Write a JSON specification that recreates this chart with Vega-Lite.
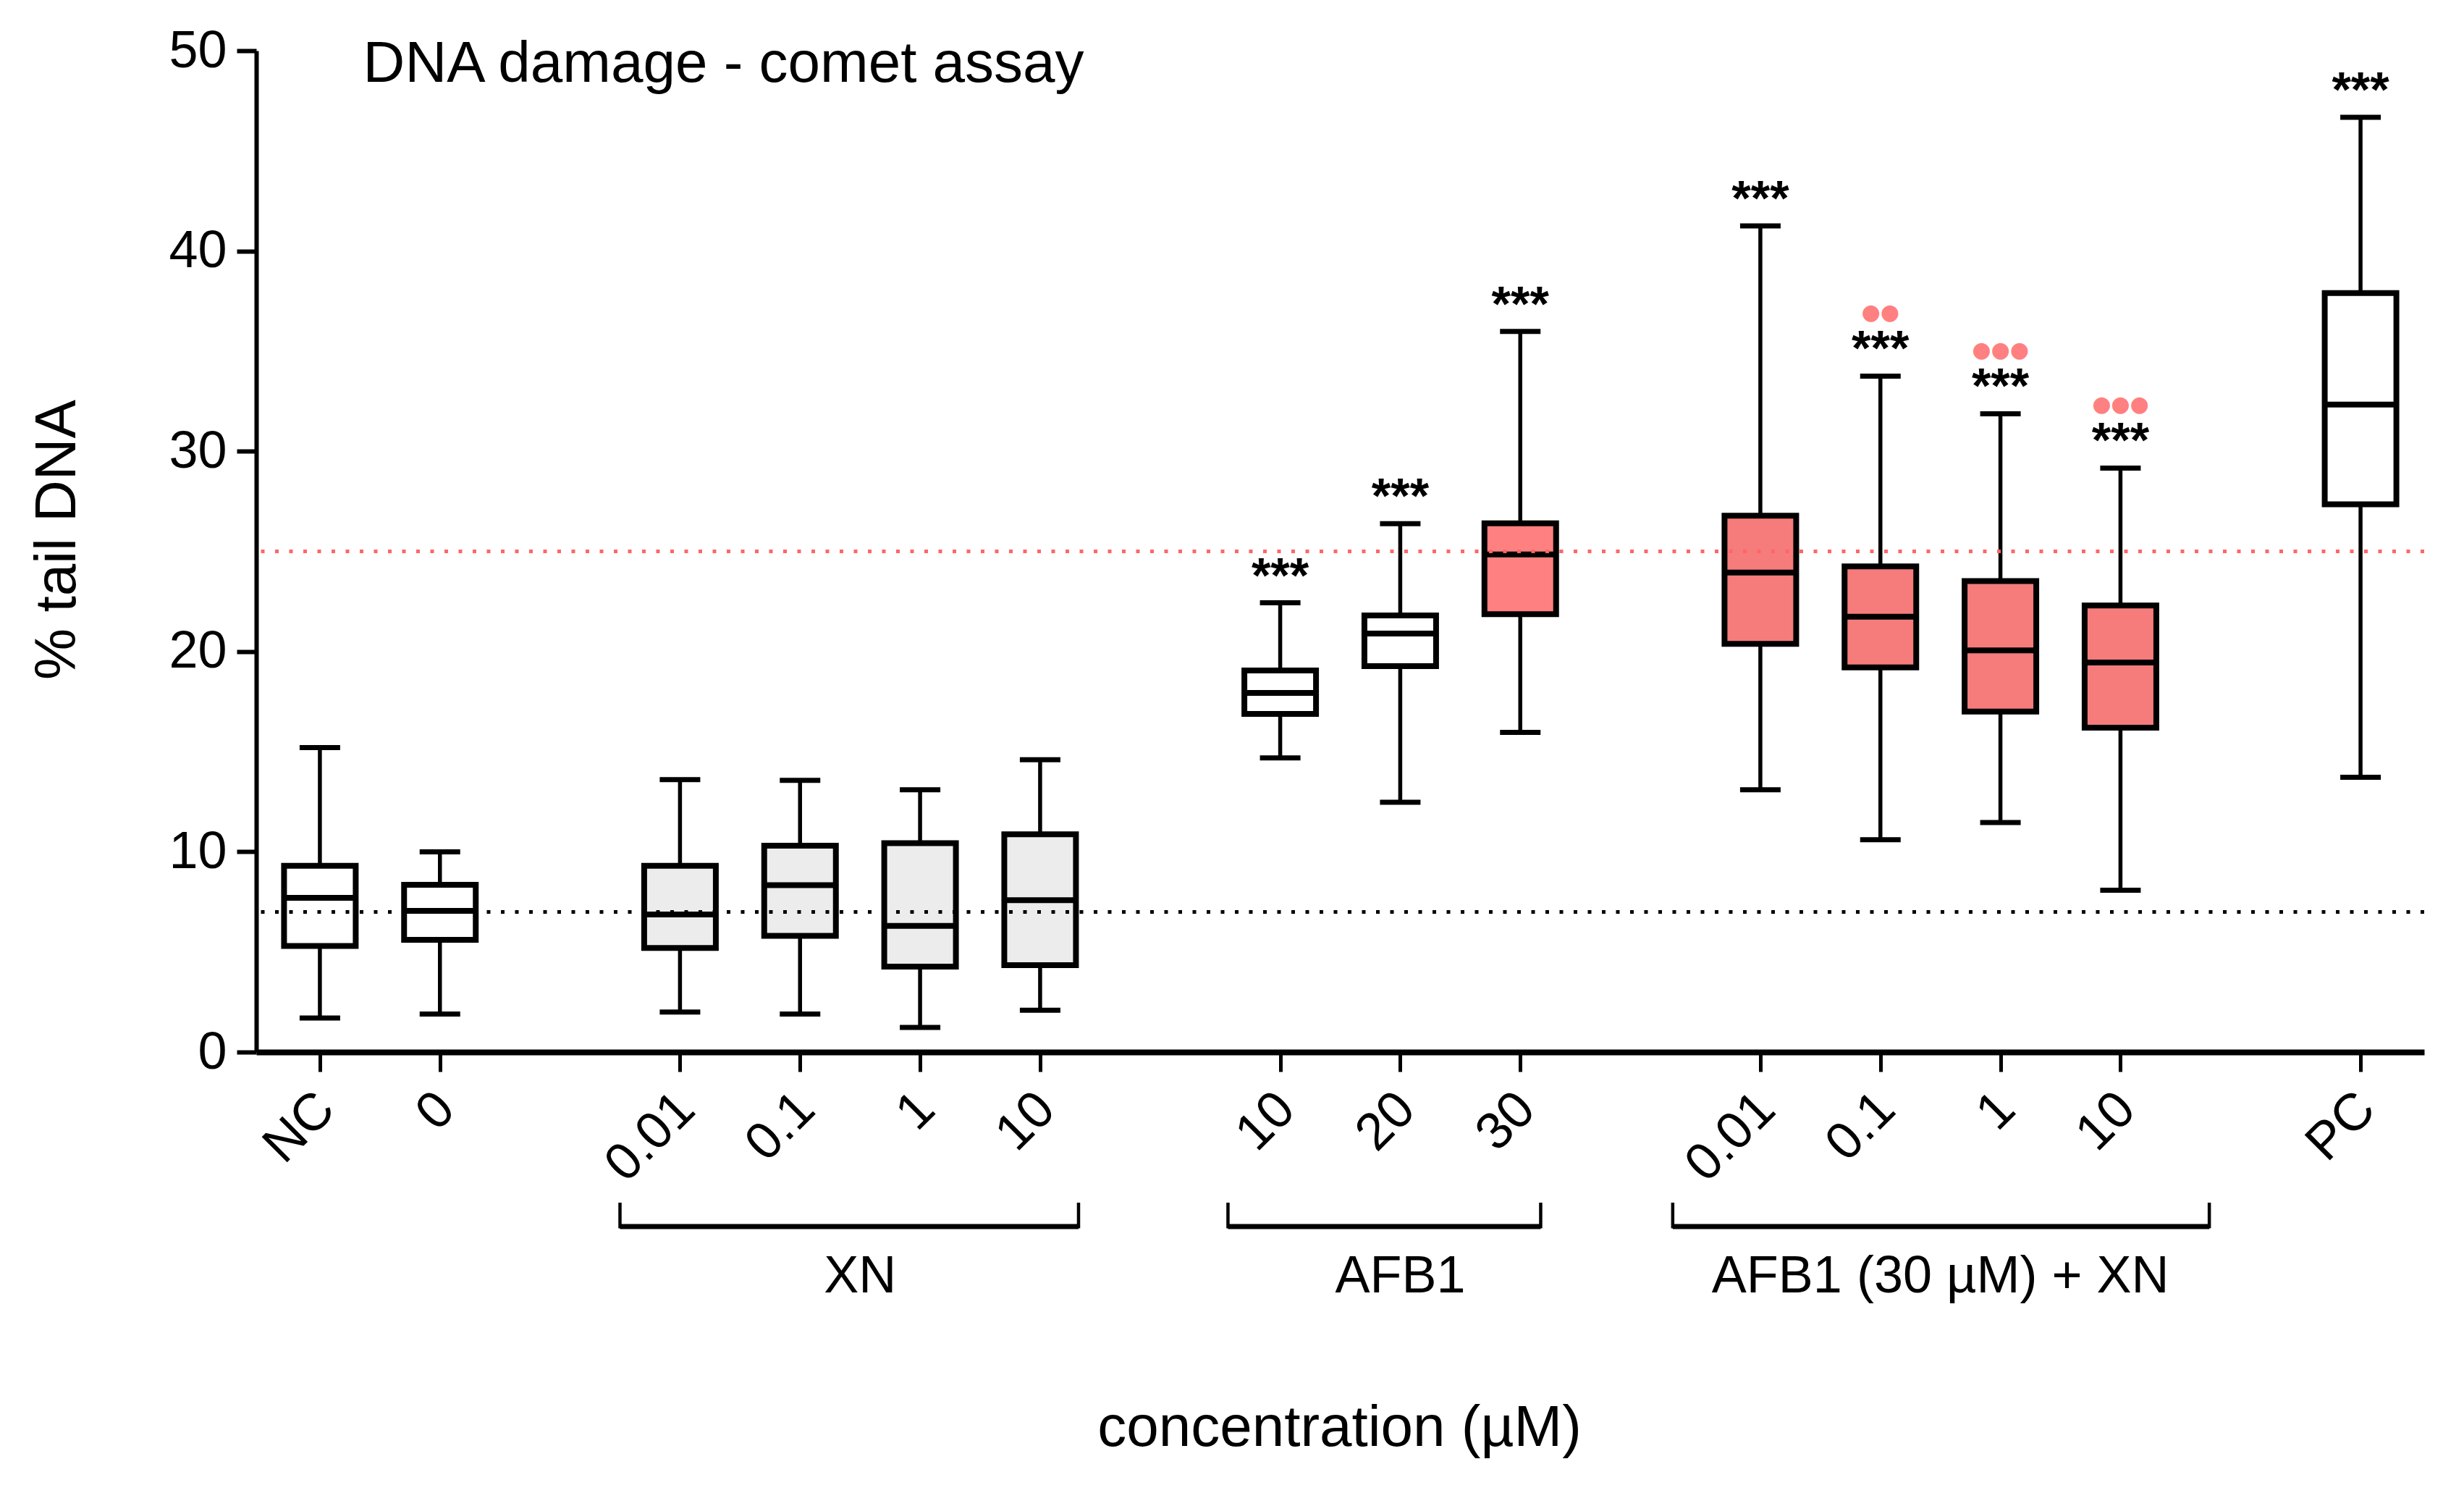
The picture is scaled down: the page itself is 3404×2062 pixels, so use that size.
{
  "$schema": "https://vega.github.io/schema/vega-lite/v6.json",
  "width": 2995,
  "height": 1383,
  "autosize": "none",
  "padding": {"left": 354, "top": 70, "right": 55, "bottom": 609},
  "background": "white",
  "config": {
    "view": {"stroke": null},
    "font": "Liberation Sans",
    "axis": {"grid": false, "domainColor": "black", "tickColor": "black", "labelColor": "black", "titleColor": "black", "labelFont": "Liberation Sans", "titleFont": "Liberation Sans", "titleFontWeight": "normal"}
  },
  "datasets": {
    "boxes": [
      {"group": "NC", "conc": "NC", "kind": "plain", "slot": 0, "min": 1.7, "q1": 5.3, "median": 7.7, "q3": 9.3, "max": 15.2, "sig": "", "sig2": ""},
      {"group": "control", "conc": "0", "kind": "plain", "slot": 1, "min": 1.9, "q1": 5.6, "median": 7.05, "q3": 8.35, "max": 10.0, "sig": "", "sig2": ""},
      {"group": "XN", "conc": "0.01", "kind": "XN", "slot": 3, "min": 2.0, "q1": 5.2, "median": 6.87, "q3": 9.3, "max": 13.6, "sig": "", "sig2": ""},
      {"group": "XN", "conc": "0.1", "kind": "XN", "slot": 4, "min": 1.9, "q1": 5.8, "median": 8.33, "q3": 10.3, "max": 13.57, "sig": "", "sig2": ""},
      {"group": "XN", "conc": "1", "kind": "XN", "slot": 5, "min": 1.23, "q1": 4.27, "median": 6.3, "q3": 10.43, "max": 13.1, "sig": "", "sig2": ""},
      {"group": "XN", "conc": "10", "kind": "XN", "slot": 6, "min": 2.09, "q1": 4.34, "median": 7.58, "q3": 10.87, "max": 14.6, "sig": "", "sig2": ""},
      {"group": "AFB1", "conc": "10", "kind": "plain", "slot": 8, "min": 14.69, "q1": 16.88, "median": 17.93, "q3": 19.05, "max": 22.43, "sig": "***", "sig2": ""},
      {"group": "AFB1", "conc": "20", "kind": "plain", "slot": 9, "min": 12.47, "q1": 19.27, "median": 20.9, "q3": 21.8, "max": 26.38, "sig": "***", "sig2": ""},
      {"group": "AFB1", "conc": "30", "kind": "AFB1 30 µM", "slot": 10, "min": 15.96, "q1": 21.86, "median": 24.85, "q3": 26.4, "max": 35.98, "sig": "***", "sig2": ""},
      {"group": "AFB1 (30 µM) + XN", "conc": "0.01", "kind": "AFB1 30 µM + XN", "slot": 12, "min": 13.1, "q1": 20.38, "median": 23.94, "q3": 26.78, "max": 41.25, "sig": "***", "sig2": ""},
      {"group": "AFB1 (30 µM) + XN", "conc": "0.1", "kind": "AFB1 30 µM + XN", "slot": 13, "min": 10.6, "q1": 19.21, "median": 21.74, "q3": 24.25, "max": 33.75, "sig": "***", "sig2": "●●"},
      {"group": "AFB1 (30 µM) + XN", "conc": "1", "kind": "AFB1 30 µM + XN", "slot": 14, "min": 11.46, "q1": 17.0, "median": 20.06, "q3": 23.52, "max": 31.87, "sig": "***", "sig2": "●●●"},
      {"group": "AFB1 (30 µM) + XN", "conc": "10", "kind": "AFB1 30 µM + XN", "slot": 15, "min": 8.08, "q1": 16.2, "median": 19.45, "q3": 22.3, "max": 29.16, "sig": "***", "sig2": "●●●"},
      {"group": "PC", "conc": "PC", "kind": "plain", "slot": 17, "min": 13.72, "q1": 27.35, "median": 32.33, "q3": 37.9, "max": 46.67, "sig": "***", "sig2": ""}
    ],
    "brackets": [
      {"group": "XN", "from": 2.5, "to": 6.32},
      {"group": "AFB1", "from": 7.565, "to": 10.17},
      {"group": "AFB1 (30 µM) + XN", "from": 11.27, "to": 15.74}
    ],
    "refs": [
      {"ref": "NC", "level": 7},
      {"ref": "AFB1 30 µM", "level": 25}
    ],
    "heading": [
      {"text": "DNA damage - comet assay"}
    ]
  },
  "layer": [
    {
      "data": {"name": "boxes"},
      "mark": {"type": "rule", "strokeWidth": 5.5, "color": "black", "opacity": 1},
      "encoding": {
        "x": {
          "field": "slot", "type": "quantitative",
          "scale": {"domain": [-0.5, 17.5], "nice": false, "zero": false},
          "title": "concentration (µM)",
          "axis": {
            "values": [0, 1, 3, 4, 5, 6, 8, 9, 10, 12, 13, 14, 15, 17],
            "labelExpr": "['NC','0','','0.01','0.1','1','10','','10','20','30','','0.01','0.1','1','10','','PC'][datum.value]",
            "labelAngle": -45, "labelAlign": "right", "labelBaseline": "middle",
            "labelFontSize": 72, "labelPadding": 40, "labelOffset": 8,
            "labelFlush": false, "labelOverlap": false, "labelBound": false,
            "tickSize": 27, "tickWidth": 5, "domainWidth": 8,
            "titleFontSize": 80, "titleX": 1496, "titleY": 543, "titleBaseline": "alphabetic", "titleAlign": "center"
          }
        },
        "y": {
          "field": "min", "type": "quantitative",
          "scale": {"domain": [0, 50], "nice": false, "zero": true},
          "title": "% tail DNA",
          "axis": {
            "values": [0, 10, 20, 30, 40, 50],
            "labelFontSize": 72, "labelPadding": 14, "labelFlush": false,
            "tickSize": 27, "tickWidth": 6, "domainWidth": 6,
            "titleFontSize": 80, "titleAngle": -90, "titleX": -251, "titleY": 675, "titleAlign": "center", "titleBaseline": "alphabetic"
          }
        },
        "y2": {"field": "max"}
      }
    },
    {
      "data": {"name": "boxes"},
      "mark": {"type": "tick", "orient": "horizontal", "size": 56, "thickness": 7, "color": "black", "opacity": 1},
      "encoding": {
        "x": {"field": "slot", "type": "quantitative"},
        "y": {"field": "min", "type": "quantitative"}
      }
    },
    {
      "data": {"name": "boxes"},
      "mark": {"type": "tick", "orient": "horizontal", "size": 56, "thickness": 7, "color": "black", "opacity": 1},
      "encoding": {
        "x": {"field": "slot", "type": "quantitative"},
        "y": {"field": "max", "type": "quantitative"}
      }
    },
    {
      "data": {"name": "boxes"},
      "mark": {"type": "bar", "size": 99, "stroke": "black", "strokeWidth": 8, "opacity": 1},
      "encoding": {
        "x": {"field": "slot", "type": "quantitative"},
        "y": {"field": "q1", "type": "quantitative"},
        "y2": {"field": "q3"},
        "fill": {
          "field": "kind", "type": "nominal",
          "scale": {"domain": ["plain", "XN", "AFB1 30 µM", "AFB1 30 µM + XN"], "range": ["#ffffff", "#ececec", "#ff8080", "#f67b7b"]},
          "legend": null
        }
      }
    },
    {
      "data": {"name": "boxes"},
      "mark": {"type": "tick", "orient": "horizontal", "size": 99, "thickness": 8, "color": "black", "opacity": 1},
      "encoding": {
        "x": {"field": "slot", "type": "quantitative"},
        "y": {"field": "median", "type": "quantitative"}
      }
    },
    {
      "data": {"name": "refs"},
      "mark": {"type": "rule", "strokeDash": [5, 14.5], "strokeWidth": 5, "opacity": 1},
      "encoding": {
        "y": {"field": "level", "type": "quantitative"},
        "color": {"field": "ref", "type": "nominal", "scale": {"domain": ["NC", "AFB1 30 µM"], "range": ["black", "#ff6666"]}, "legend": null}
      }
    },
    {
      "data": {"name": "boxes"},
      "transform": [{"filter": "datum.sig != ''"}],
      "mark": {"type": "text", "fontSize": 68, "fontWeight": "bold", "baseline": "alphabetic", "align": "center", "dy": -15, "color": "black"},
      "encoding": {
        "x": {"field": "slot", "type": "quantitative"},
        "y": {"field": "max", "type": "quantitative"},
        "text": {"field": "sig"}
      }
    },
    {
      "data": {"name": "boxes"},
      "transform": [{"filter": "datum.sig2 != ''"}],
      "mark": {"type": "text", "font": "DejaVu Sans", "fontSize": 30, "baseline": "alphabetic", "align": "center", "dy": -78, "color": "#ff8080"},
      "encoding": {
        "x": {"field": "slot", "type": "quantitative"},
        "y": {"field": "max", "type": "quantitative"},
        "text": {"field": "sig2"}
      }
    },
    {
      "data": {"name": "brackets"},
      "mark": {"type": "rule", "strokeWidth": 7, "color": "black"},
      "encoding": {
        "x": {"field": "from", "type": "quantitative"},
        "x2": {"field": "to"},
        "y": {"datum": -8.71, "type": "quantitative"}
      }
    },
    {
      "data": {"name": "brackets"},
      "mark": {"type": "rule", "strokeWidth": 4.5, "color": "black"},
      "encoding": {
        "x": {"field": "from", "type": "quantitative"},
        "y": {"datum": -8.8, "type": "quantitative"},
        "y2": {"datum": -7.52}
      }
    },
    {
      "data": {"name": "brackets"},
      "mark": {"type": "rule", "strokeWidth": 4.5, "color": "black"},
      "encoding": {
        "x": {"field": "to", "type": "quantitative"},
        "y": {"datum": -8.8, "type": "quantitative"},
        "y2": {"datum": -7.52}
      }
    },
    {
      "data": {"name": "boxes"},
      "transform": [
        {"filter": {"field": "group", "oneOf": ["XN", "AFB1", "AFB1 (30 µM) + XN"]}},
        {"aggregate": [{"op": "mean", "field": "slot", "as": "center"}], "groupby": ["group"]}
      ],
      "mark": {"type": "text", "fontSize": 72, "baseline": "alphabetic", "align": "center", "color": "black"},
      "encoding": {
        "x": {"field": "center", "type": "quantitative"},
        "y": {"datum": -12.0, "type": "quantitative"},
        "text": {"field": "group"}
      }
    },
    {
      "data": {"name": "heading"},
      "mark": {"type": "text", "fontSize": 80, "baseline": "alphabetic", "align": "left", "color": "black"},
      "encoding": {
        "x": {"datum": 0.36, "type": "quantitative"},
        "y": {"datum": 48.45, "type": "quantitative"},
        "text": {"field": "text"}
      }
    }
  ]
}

### Given problem
Which lines in the data above contain "that"? Show each one.

### Full output
Write a JSON specification that recreates this chart with Vega-Lite.
The picture is scaled down: the page itself is 3404×2062 pixels, so use that size.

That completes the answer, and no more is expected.